**GIVEN EXERCISE**
Your task is to copy the listing exactly, with the pictures left out.

┌─ DATA LINES

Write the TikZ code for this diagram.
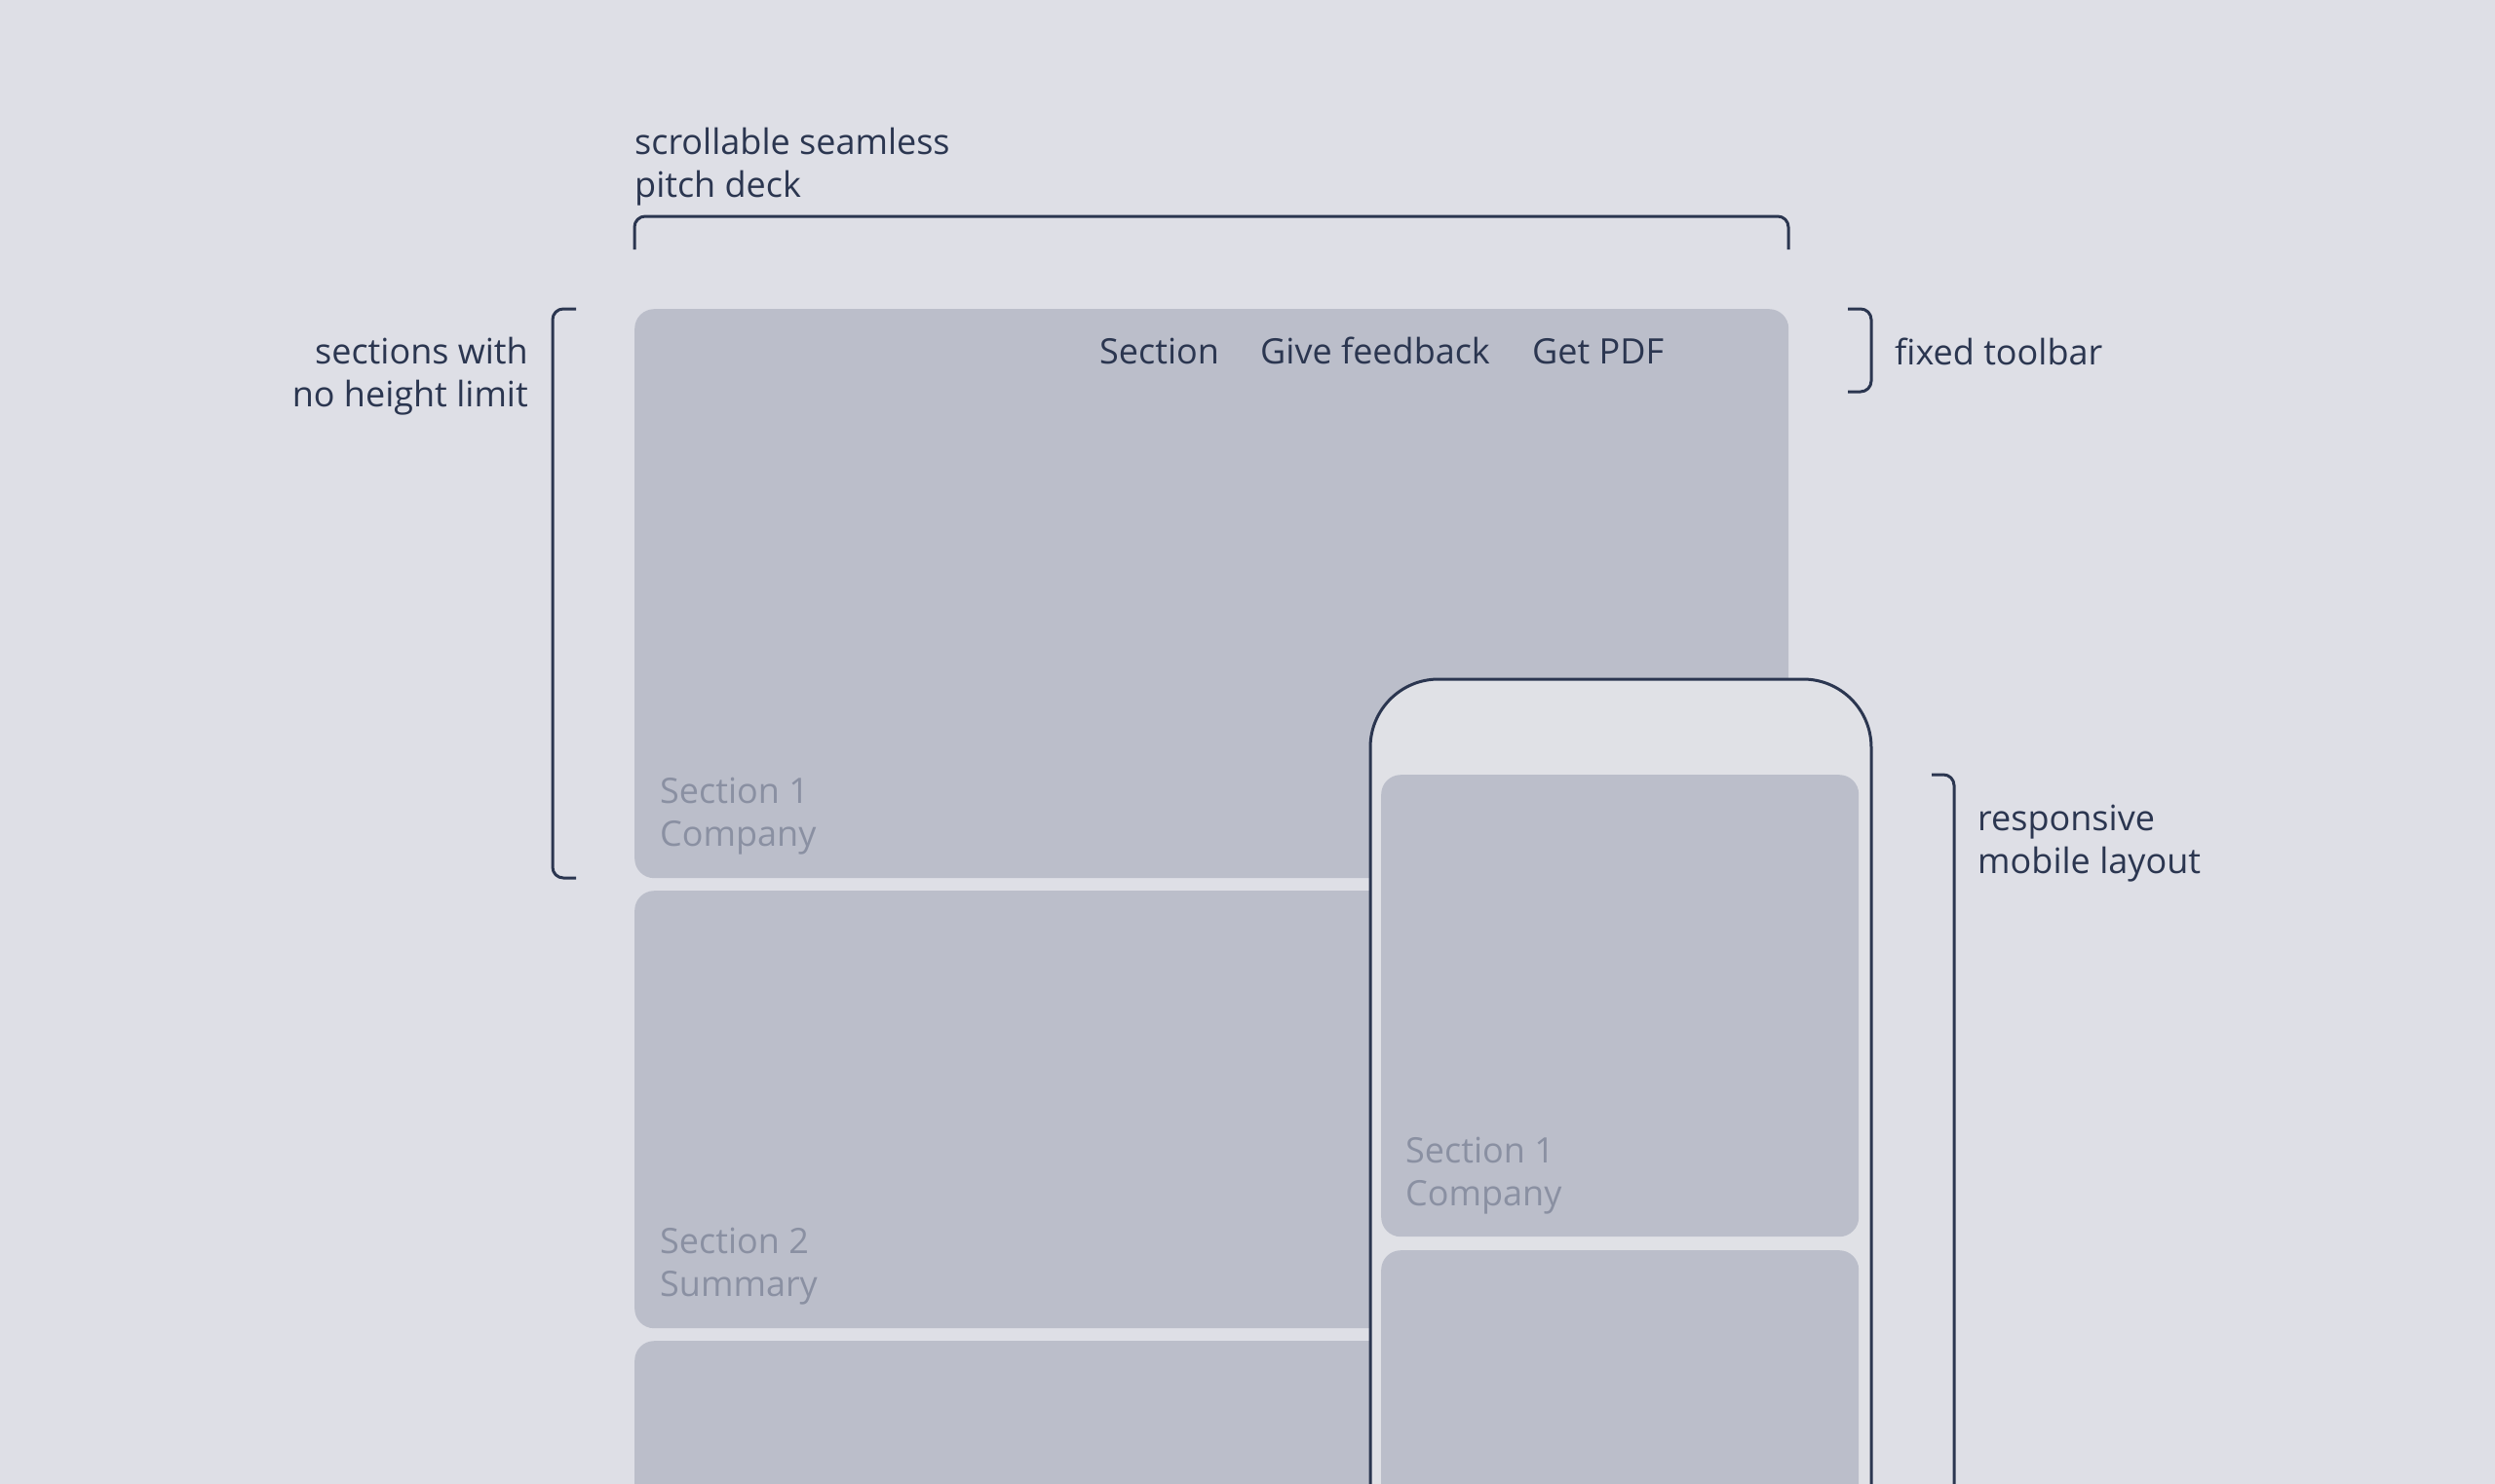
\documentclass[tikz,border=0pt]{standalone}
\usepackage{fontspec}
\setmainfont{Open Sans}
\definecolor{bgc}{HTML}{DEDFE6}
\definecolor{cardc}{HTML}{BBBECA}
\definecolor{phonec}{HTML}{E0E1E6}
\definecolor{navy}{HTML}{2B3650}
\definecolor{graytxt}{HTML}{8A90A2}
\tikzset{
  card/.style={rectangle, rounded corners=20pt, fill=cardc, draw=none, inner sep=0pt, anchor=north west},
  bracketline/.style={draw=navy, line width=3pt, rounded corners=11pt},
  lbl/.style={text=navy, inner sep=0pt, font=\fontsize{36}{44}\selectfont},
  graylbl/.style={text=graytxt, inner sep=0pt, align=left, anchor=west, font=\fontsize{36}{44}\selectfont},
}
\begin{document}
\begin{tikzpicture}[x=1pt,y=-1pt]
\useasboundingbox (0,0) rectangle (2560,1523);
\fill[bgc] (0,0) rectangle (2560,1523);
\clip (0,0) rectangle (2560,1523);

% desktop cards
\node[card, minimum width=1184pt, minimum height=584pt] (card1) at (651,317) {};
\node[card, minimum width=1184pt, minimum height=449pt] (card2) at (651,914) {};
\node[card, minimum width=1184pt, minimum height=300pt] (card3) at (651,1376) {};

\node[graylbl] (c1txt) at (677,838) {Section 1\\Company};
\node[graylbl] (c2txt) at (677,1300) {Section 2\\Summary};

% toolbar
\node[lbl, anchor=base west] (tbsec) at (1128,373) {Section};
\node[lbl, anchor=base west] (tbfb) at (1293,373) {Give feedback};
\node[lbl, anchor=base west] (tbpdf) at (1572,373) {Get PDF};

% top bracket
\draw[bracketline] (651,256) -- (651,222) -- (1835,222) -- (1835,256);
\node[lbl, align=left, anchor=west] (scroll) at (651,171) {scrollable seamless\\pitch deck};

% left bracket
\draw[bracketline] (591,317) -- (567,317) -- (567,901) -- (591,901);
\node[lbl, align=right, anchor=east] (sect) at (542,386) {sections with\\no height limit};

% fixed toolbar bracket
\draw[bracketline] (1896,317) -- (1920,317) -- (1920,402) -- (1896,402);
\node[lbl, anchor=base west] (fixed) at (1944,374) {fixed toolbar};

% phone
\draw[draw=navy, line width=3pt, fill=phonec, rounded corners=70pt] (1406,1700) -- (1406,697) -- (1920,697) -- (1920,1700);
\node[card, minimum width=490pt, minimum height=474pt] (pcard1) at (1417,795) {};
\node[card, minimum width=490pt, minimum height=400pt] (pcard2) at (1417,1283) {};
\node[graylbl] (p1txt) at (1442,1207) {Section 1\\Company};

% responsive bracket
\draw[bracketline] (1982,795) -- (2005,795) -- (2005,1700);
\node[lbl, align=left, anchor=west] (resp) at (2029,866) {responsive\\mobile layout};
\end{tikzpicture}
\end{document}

└─

**RESPONSE FOR THIS EXERCISE**
Write the TikZ code for this diagram.
\documentclass[tikz,border=0pt]{standalone}
\usepackage{fontspec}
\setmainfont{Open Sans}
\definecolor{bgc}{HTML}{DEDFE6}
\definecolor{cardc}{HTML}{BBBECA}
\definecolor{phonec}{HTML}{E0E1E6}
\definecolor{navy}{HTML}{2B3650}
\definecolor{graytxt}{HTML}{8A90A2}
\tikzset{
  card/.style={rectangle, rounded corners=20pt, fill=cardc, draw=none, inner sep=0pt, anchor=north west},
  bracketline/.style={draw=navy, line width=3pt, rounded corners=11pt},
  lbl/.style={text=navy, inner sep=0pt, font=\fontsize{36}{44}\selectfont},
  graylbl/.style={text=graytxt, inner sep=0pt, align=left, anchor=west, font=\fontsize{36}{44}\selectfont},
}
\begin{document}
\begin{tikzpicture}[x=1pt,y=-1pt]
\useasboundingbox (0,0) rectangle (2560,1523);
\fill[bgc] (0,0) rectangle (2560,1523);
\clip (0,0) rectangle (2560,1523);

% desktop cards
\node[card, minimum width=1184pt, minimum height=584pt] (card1) at (651,317) {};
\node[card, minimum width=1184pt, minimum height=449pt] (card2) at (651,914) {};
\node[card, minimum width=1184pt, minimum height=300pt] (card3) at (651,1376) {};

\node[graylbl] (c1txt) at (677,838) {Section 1\\Company};
\node[graylbl] (c2txt) at (677,1300) {Section 2\\Summary};

% toolbar
\node[lbl, anchor=base west] (tbsec) at (1128,373) {Section};
\node[lbl, anchor=base west] (tbfb) at (1293,373) {Give feedback};
\node[lbl, anchor=base west] (tbpdf) at (1572,373) {Get PDF};

% top bracket
\draw[bracketline] (651,256) -- (651,222) -- (1835,222) -- (1835,256);
\node[lbl, align=left, anchor=west] (scroll) at (651,171) {scrollable seamless\\pitch deck};

% left bracket
\draw[bracketline] (591,317) -- (567,317) -- (567,901) -- (591,901);
\node[lbl, align=right, anchor=east] (sect) at (542,386) {sections with\\no height limit};

% fixed toolbar bracket
\draw[bracketline] (1896,317) -- (1920,317) -- (1920,402) -- (1896,402);
\node[lbl, anchor=base west] (fixed) at (1944,374) {fixed toolbar};

% phone
\draw[draw=navy, line width=3pt, fill=phonec, rounded corners=70pt] (1406,1700) -- (1406,697) -- (1920,697) -- (1920,1700);
\node[card, minimum width=490pt, minimum height=474pt] (pcard1) at (1417,795) {};
\node[card, minimum width=490pt, minimum height=400pt] (pcard2) at (1417,1283) {};
\node[graylbl] (p1txt) at (1442,1207) {Section 1\\Company};

% responsive bracket
\draw[bracketline] (1982,795) -- (2005,795) -- (2005,1700);
\node[lbl, align=left, anchor=west] (resp) at (2029,866) {responsive\\mobile layout};
\end{tikzpicture}
\end{document}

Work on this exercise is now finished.